Le nouveau symposium de juin 2022 advient après une série d’actions qui ont été déterminantes à la Cinémathèque québécoise : tout d’abord, la publication, en 2020, de XPQ, traversée du cinéma expérimental québécois 2 , qui offrait un tour d’horizon de la production expérimentale depuis ses débuts ; et la publication, en 2021, de Vidéocaméléon de Jean Gagnon 3 , qui s’intéressait plus spécifiquement au fonds Prim et à la vidéo d’art. Le corpus abordé, conservé à la CQ, démontre notamment qu’au fil du temps, la séparation entre les pratiques expérimentales sur pellicule et en vidéo s’est en partie dissipée avec l’avènement du support numérique.

En fait, les événements et les publications sur le cinéma expérimental à la Cinémathèque québécoise, ainsi que le maillage entre la programmation et la conservation de ce type de cinéma, n’ont fait que s’amplifier depuis le symposium de 2015. Les deux résultantes concrètes sont, d’un côté, la publication du livre XPQ, et de l’autre, les films numérisés dans le cadre du « Plan culturel numérique » du ministère de la Culture et des communications du Québec.

Créer/performer/conserver

Dans ce contexte, le défi spécifique du symposium de 2022 fut la valorisation des praticiens actuels du cinéma expérimental et sa mise en dialogue avec la revalorisation d’œuvres dites patrimoniales, nationales et internationales (par la projection des films de Stan Brakhage de la série « Songs » en 8 mm que nous conservons, de même que par le programme « Restaurations XP » qui incluait plusieurs restaurations produites par la CQ au cours des dernières années). Des propos plus analytiques, oscillant entre l’appréhension de la production contemporaine et une lecture plus historienne et académique ont également aiguillé une démarche quelque peu ambitieuse.

Plusieurs programmations de films expérimentaux ont eu lieu depuis le début de l’année 2016, presque chaque mois, en particulier par le biais du cycle « Panorama XP », platement laissé de côté depuis le début de la pandémie. Ainsi, des films produits avant les nouvelles éditions de festivals en présentiel ont pu être, pour une bonne part du moins, ignorés, et il nous fallait y remédier.

Les échanges étaient dès lors d’autant plus nécessaires — au même titre qu’une portion de la communauté de créateurs œuvrant dans le cinéma d’animation — que les cinéastes créent souvent en solitaire leurs films pendant de longs mois, sans s’exprimer longuement auprès de ceux que leur travail intéresse et passionne. Ils ont alors délivré un monde trop longtemps couvé et qu’ils ont souvent le désir d’accompagner jusqu’au bout.

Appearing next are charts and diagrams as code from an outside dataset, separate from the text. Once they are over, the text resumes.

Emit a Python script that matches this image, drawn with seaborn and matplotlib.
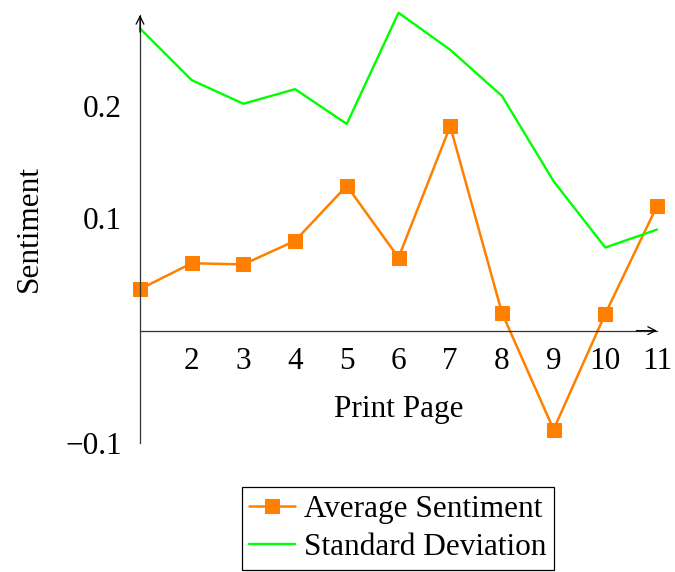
import matplotlib
matplotlib.use("Agg")
import matplotlib.pyplot as plt
import seaborn as sns
import pandas as pd

# Sentiment statistics per printed page
pages = [1, 2, 3, 4, 5, 6, 7, 8, 9, 10, 11]
avg_sentiment = [0.037, 0.060, 0.059, 0.080, 0.129, 0.065, 0.182, 0.016, -0.088, 0.015, 0.111]
std_deviation = [0.269, 0.223, 0.202, 0.215, 0.184, 0.283, 0.250, 0.209, 0.133, 0.074, 0.090]
x_ticks = [2, 3, 4, 5, 6, 7, 8, 9, 10, 11]
y_ticks = [-0.1, 0.1, 0.2]

df = pd.DataFrame({"page": pages, "avg": avg_sentiment, "std": std_deviation})

sns.set_theme(style="white")
plt.rcParams["font.family"] = ["Liberation Serif", "DejaVu Serif"]
plt.rcParams["axes.unicode_minus"] = True

FS = 22.5
ORANGE = "#ff8000"
GREEN = "#00ff00"
AXIS = "#333333"

fig = plt.figure(figsize=(6.75, 5.72), dpi=100)
ax = fig.add_axes([140 / 675, 1 - 443 / 572, (657 - 140) / 675, (443 - 15) / 572])

sns.lineplot(data=df, x="page", y="avg", ax=ax, color=ORANGE, linewidth=1.8,
             marker="s", markersize=9.5, markeredgecolor=ORANGE,
             label="Average Sentiment", clip_on=False, legend=False)
sns.lineplot(data=df, x="page", y="std", ax=ax, color=GREEN, linewidth=1.7,
             label="Standard Deviation", clip_on=False, legend=False)

ax.set_xlim(1, 11)
ax.set_ylim(-0.1, 0.281)

# axis lines through the origin, pgfplots style
ax.spines["left"].set_position(("data", 1))
ax.spines["bottom"].set_position(("data", 0))
ax.spines["right"].set_visible(False)
ax.spines["top"].set_visible(False)
for s in ("left", "bottom"):
    ax.spines[s].set_color(AXIS)
    ax.spines[s].set_linewidth(0.9)

ax.annotate("", xy=(1.0, 0), xycoords=("axes fraction", "data"),
            xytext=(0.96, 0), textcoords=("axes fraction", "data"),
            arrowprops=dict(arrowstyle="->", color="black", lw=0.9,
                            shrinkA=0, shrinkB=0, mutation_scale=14))
ax.annotate("", xy=(1, 1.0), xycoords=("data", "axes fraction"),
            xytext=(1, 0.96), textcoords=("data", "axes fraction"),
            arrowprops=dict(arrowstyle="->", color="black", lw=0.9,
                            shrinkA=0, shrinkB=0, mutation_scale=14))

ax.set_xticks(x_ticks)
ax.set_xticklabels([str(t) for t in x_ticks])
ax.set_yticks(y_ticks)
ax.set_yticklabels([f"{t:g}".replace("-", "\u2212") for t in y_ticks])
ax.tick_params(axis="both", direction="inout", length=8, width=0.8,
               color=AXIS, labelsize=FS, labelcolor="black")
ax.tick_params(axis="x", pad=8)
ax.tick_params(axis="y", pad=9)

ax.set_xlabel("Print Page", fontsize=FS, color="black")
ax.set_ylabel("Sentiment", fontsize=FS, color="black")
ax.xaxis.set_label_coords(0.5, 0.113)
ax.yaxis.set_label_coords(-0.185, 0.5)

handles, labels = ax.get_legend_handles_labels()
leg = fig.legend(handles, labels, loc="upper center",
                 bbox_to_anchor=(398 / 675, 1 - 487 / 572),
                 fontsize=FS, labelcolor="black", frameon=True, fancybox=False,
                 framealpha=1, edgecolor="black", handlelength=1.45,
                 handletextpad=0.3, labelspacing=0.3, borderpad=0.25,
                 borderaxespad=0)
leg.get_frame().set_linewidth(0.9)

fig.savefig("out.png", dpi=100)
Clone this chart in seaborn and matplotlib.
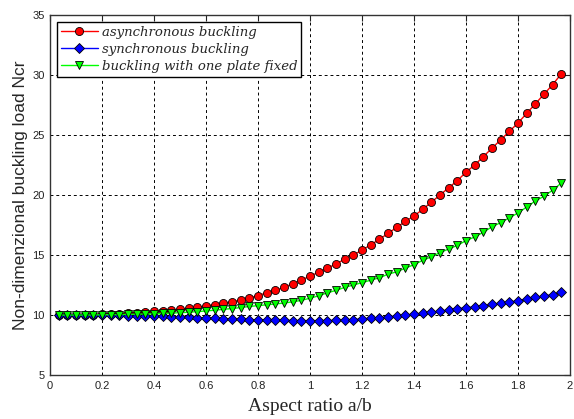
import numpy as np
import pandas as pd
import matplotlib
matplotlib.use("Agg")
import matplotlib.pyplot as plt
import seaborn as sns

# Aspect ratio samples (step 1/30)
aspect_ratio = [round(k / 30, 4) for k in range(1, 60)]

# Values
asynchronous = [10.0, 10.0, 10.0, 10.02, 10.03, 10.05, 10.08, 10.11, 10.15, 10.2, 10.25,
                10.3, 10.35, 10.4, 10.47, 10.55, 10.65, 10.75, 10.87, 10.98, 11.1, 11.25,
                11.42, 11.62, 11.85, 12.05, 12.3, 12.6, 12.9, 13.25, 13.55, 13.9, 14.25,
                14.65, 15.0, 15.4, 15.85, 16.3, 16.8, 17.3, 17.8, 18.25, 18.8, 19.4,
                20.0, 20.6, 21.2, 21.9, 22.5, 23.2, 23.9, 24.6, 25.3, 26.0, 26.8,
                27.6, 28.4, 29.2, 30.1]
synchronous = [10.0, 10.0, 10.0, 9.99, 9.99, 9.98, 9.97, 9.96, 9.95, 9.93, 9.92,
               9.9, 9.88, 9.85, 9.83, 9.8, 9.78, 9.75, 9.72, 9.7, 9.67, 9.64,
               9.62, 9.6, 9.58, 9.56, 9.55, 9.54, 9.53, 9.53, 9.53, 9.54, 9.55,
               9.58, 9.62, 9.67, 9.72, 9.78, 9.85, 9.92, 9.99, 10.06, 10.14, 10.22,
               10.32, 10.42, 10.52, 10.6, 10.68, 10.77, 10.88, 10.97, 11.06, 11.2, 11.33,
               11.46, 11.58, 11.7, 11.88]
one_plate_fixed = [10.0, 10.0, 10.0, 10.0, 10.01, 10.02, 10.03, 10.04, 10.05, 10.07, 10.09,
                   10.11, 10.13, 10.16, 10.19, 10.23, 10.28, 10.34, 10.4, 10.47, 10.54, 10.62,
                   10.71, 10.78, 10.85, 10.92, 11.0, 11.1, 11.22, 11.4, 11.6, 11.85, 12.05,
                   12.3, 12.5, 12.7, 12.9, 13.1, 13.4, 13.6, 13.9, 14.2, 14.55, 14.85,
                   15.2, 15.5, 15.8, 16.2, 16.5, 16.9, 17.35, 17.7, 18.1, 18.5, 19.0,
                   19.5, 19.9, 20.4, 21.0]

labels = ["asynchronous buckling", "synchronous buckling", "buckling with one plate fixed"]
colors = ["#ff0000", "#0000ff", "#00ff00"]
markers = ["o", "D", "v"]

df = pd.concat([
    pd.DataFrame({"a/b": aspect_ratio, "Ncr": vals, "case": lab})
    for vals, lab in zip([asynchronous, synchronous, one_plate_fixed], labels)
])

sns.set_style("white")
plt.rcParams["font.family"] = ["Liberation Sans", "DejaVu Sans"]

fig = plt.figure(figsize=(5.74, 4.19), dpi=100)
ax = fig.add_axes([50 / 574, 1 - 375 / 419, 520 / 574, 360 / 419])

sns.lineplot(data=df, x="a/b", y="Ncr", hue="case", style="case",
             hue_order=labels, style_order=labels,
             palette=dict(zip(labels, colors)), markers=dict(zip(labels, markers)),
             dashes=False, linewidth=1.0, markersize=5.8, markeredgecolor="black",
             markeredgewidth=0.6, ax=ax)
# diamonds a touch smaller
for ln in ax.get_lines():
    if ln.get_marker() == "D":
        ln.set_markersize(5.0)

ax.set_xlim(0, 2)
ax.set_ylim(5, 35)
ax.set_xticks(np.arange(0, 2.01, 0.2))
ax.set_xticklabels(["0", "0.2", "0.4", "0.6", "0.8", "1", "1.2", "1.4", "1.6", "1.8", "2"])
ax.set_yticks(np.arange(5, 36, 5))
ax.tick_params(direction="in", length=4, width=0.8, top=True, right=True,
               labelsize=8, colors="#222222", pad=4)
ax.grid(True, color="black", linestyle=(0, (3, 3)), linewidth=0.7)
for s in ax.spines.values():
    s.set_color("#333333")
    s.set_linewidth(1.0)

ax.set_xlabel("Aspect ratio a/b", family=["Liberation Serif"], fontsize=14, labelpad=5)
ax.set_ylabel("Non-dimenzional buckling load Ncr", fontsize=12.5, labelpad=3)

leg = ax.legend(loc="upper left", bbox_to_anchor=(0.013, 0.981), frameon=True,
                fancybox=False, edgecolor="black", framealpha=1,
                prop={"family": "DejaVu Serif", "style": "italic", "size": 9.5},
                handlelength=2.8, labelspacing=0.3, borderpad=0.3, handletextpad=0.3,
                borderaxespad=0)
leg.get_frame().set_linewidth(1.0)
for h in leg.legend_handles:
    if h.get_marker() == "D":
        h.set_markersize(5.0)

fig.savefig("out.png", dpi=100)
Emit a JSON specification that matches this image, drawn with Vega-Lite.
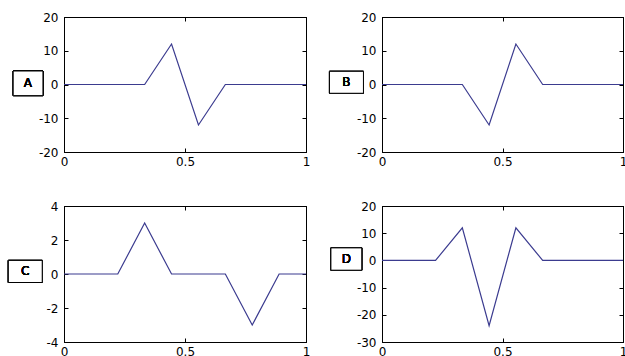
{
  "$schema": "https://vega.github.io/schema/vega-lite/v6.json",
  "background": "white",
  "padding": {"left": 7, "top": 10, "right": 0, "bottom": 0},
  "columns": 2,
  "spacing": {"row": 54, "column": 76},
  "bounds": "flush",
  "datasets": {
    "A": [{"x":0,"y":0},{"x":0.3333,"y":0},{"x":0.4444,"y":12},{"x":0.5556,"y":-12},{"x":0.6667,"y":0},{"x":1,"y":0}],
    "B": [{"x":0,"y":0},{"x":0.3333,"y":0},{"x":0.4444,"y":-12},{"x":0.5556,"y":12},{"x":0.6667,"y":0},{"x":1,"y":0}],
    "C": [{"x":0,"y":0},{"x":0.2222,"y":0},{"x":0.3333,"y":3},{"x":0.4444,"y":0},{"x":0.6667,"y":0},{"x":0.7778,"y":-3},{"x":0.8889,"y":0},{"x":1,"y":0}],
    "D": [{"x":0,"y":0},{"x":0.2222,"y":0},{"x":0.3333,"y":12},{"x":0.4444,"y":-24},{"x":0.5556,"y":12},{"x":0.6667,"y":0},{"x":1,"y":0}]
  },
  "concat": [
    {
      "data": {"name": "A"},
      "width": 242, "height": 135,
      "layer": [
        {"mark": {"type": "line", "color": "#3b3b8f", "strokeWidth": 1.2},
         "encoding": {
           "x": {"field": "x", "type": "quantitative", "title": null, "scale": {"domain": [0, 1], "nice": false, "zero": false}, "axis": {"orient": "bottom", "values": [0, 0.5, 1], "format": "~g"}},
           "y": {"field": "y", "type": "quantitative", "title": null, "scale": {"domain": [-20, 20], "nice": false}, "axis": {"orient": "left", "values": [-20, -10, 0, 10, 20]}}}},
        {"mark": {"type": "point", "opacity": 0},
         "encoding": {
           "x": {"field": "x", "type": "quantitative", "title": null, "axis": {"orient": "top", "values": [0, 0.5, 1], "labels": false}},
           "y": {"field": "y", "type": "quantitative", "title": null, "axis": {"orient": "right", "values": [-20, -10, 0, 10, 20], "labels": false}}}},
        {"mark": {"type": "rect", "fill": "white", "stroke": "black", "strokeWidth": 1},
         "encoding": {
           "x": {"datum": -0.21, "type": "quantitative", "axis": null}, "x2": {"datum": -0.087},
           "y": {"datum": 4, "type": "quantitative", "axis": null}, "y2": {"datum": -3.3}}},
        {"mark": {"type": "text", "font": "DejaVu Sans", "fontSize": 12, "color": "black"},
         "encoding": {
           "x": {"datum": -0.149, "type": "quantitative", "axis": null},
           "y": {"datum": 0.3, "type": "quantitative", "axis": null},
           "text": {"value": "A"}}}
      ],
      "resolve": {"axis": {"x": "independent", "y": "independent"}}
    },
    {
      "data": {"name": "B"},
      "width": 241, "height": 135,
      "layer": [
        {"mark": {"type": "line", "color": "#3b3b8f", "strokeWidth": 1.2},
         "encoding": {
           "x": {"field": "x", "type": "quantitative", "title": null, "scale": {"domain": [0, 1], "nice": false, "zero": false}, "axis": {"orient": "bottom", "values": [0, 0.5, 1], "format": "~g"}},
           "y": {"field": "y", "type": "quantitative", "title": null, "scale": {"domain": [-20, 20], "nice": false}, "axis": {"orient": "left", "values": [-20, -10, 0, 10, 20]}}}},
        {"mark": {"type": "point", "opacity": 0},
         "encoding": {
           "x": {"field": "x", "type": "quantitative", "title": null, "axis": {"orient": "top", "values": [0, 0.5, 1], "labels": false}},
           "y": {"field": "y", "type": "quantitative", "title": null, "axis": {"orient": "right", "values": [-20, -10, 0, 10, 20], "labels": false}}}},
        {"mark": {"type": "rect", "fill": "white", "stroke": "black", "strokeWidth": 1},
         "encoding": {
           "x": {"datum": -0.218, "type": "quantitative", "axis": null}, "x2": {"datum": -0.077},
           "y": {"datum": 3.9, "type": "quantitative", "axis": null}, "y2": {"datum": -2.6}}},
        {"mark": {"type": "text", "font": "DejaVu Sans", "fontSize": 12, "color": "black"},
         "encoding": {
           "x": {"datum": -0.148, "type": "quantitative", "axis": null},
           "y": {"datum": 0.6, "type": "quantitative", "axis": null},
           "text": {"value": "B"}}}
      ],
      "resolve": {"axis": {"x": "independent", "y": "independent"}}
    },
    {
      "data": {"name": "C"},
      "width": 242, "height": 136,
      "layer": [
        {"mark": {"type": "line", "color": "#3b3b8f", "strokeWidth": 1.2},
         "encoding": {
           "x": {"field": "x", "type": "quantitative", "title": null, "scale": {"domain": [0, 1], "nice": false, "zero": false}, "axis": {"orient": "bottom", "values": [0, 0.5, 1], "format": "~g"}},
           "y": {"field": "y", "type": "quantitative", "title": null, "scale": {"domain": [-4, 4], "nice": false}, "axis": {"orient": "left", "values": [-4, -2, 0, 2, 4]}}}},
        {"mark": {"type": "point", "opacity": 0},
         "encoding": {
           "x": {"field": "x", "type": "quantitative", "title": null, "axis": {"orient": "top", "values": [0, 0.5, 1], "labels": false}},
           "y": {"field": "y", "type": "quantitative", "title": null, "axis": {"orient": "right", "values": [-4, -2, 0, 2, 4], "labels": false}}}},
        {"mark": {"type": "rect", "fill": "white", "stroke": "black", "strokeWidth": 1},
         "encoding": {
           "x": {"datum": -0.23, "type": "quantitative", "axis": null}, "x2": {"datum": -0.09},
           "y": {"datum": 0.8, "type": "quantitative", "axis": null}, "y2": {"datum": -0.5}}},
        {"mark": {"type": "text", "font": "DejaVu Sans", "fontSize": 12, "color": "black"},
         "encoding": {
           "x": {"datum": -0.16, "type": "quantitative", "axis": null},
           "y": {"datum": 0.15, "type": "quantitative", "axis": null},
           "text": {"value": "C"}}}
      ],
      "resolve": {"axis": {"x": "independent", "y": "independent"}}
    },
    {
      "data": {"name": "D"},
      "width": 241, "height": 136,
      "layer": [
        {"mark": {"type": "line", "color": "#3b3b8f", "strokeWidth": 1.2},
         "encoding": {
           "x": {"field": "x", "type": "quantitative", "title": null, "scale": {"domain": [0, 1], "nice": false, "zero": false}, "axis": {"orient": "bottom", "values": [0, 0.5, 1], "format": "~g"}},
           "y": {"field": "y", "type": "quantitative", "title": null, "scale": {"domain": [-30, 20], "nice": false}, "axis": {"orient": "left", "values": [-30, -20, -10, 0, 10, 20]}}}},
        {"mark": {"type": "point", "opacity": 0},
         "encoding": {
           "x": {"field": "x", "type": "quantitative", "title": null, "axis": {"orient": "top", "values": [0, 0.5, 1], "labels": false}},
           "y": {"field": "y", "type": "quantitative", "title": null, "axis": {"orient": "right", "values": [-30, -20, -10, 0, 10, 20], "labels": false}}}},
        {"mark": {"type": "rect", "fill": "white", "stroke": "black", "strokeWidth": 1},
         "encoding": {
           "x": {"datum": -0.212, "type": "quantitative", "axis": null}, "x2": {"datum": -0.084},
           "y": {"datum": 4.6, "type": "quantitative", "axis": null}, "y2": {"datum": -3.6}}},
        {"mark": {"type": "text", "font": "DejaVu Sans", "fontSize": 12, "color": "black"},
         "encoding": {
           "x": {"datum": -0.148, "type": "quantitative", "axis": null},
           "y": {"datum": 0.5, "type": "quantitative", "axis": null},
           "text": {"value": "D"}}}
      ],
      "resolve": {"axis": {"x": "independent", "y": "independent"}}
    }
  ],
  "config": {
    "view": {"stroke": "black", "strokeWidth": 1},
    "axis": {
      "grid": false,
      "domainColor": "black",
      "domainWidth": 1,
      "tickColor": "black",
      "tickSize": -4,
      "tickWidth": 1,
      "labelColor": "black",
      "labelFont": "DejaVu Sans",
      "labelFontSize": 12,
      "labelFlush": false,
      "labelOverlap": false
    },
    "axisX": {"labelPadding": 8},
    "axisY": {"labelPadding": 10, "labelExpr": "replace(datum.label, '\u2212', '-')"}
  }
}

Ce qu’a révélé cette édition du symposium, c’est l’évidence du besoin plus fort qu’à l’habitude de « dire », d’exprimer beaucoup de choses face à un public qui le demandait sans doute aussi. C’est pourquoi j’ai dû reconnaître, à mesure qu’avançait la journée d’échanges et de conférences du symposium, que son aspect « table ronde » disparaitrait tout bonnement au profit de simples présentations classiques. Les conférenciers en avaient tant à dire et ils étaient trop bien préparés. Note à moi-même pour l’an prochain, ou dans deux ans, puisque le mot « biennale » fait de l’effet.

Notes

  1. “créer/montrer/conserver” », numéro janvier-février 2015.
  2. Guillaume Lafleur et Ralph Elawani (dir.), XPQ, traversée du cinéma expérimental québécois[[ Éditions Somme toute, coll. « Nitrate » 2020.
  3. Jean Gagnon, Vidéocaméléon : chroniques de l’art vidéo au Québec, Éditions Sommte toute, coll. « Nitrate » 2021.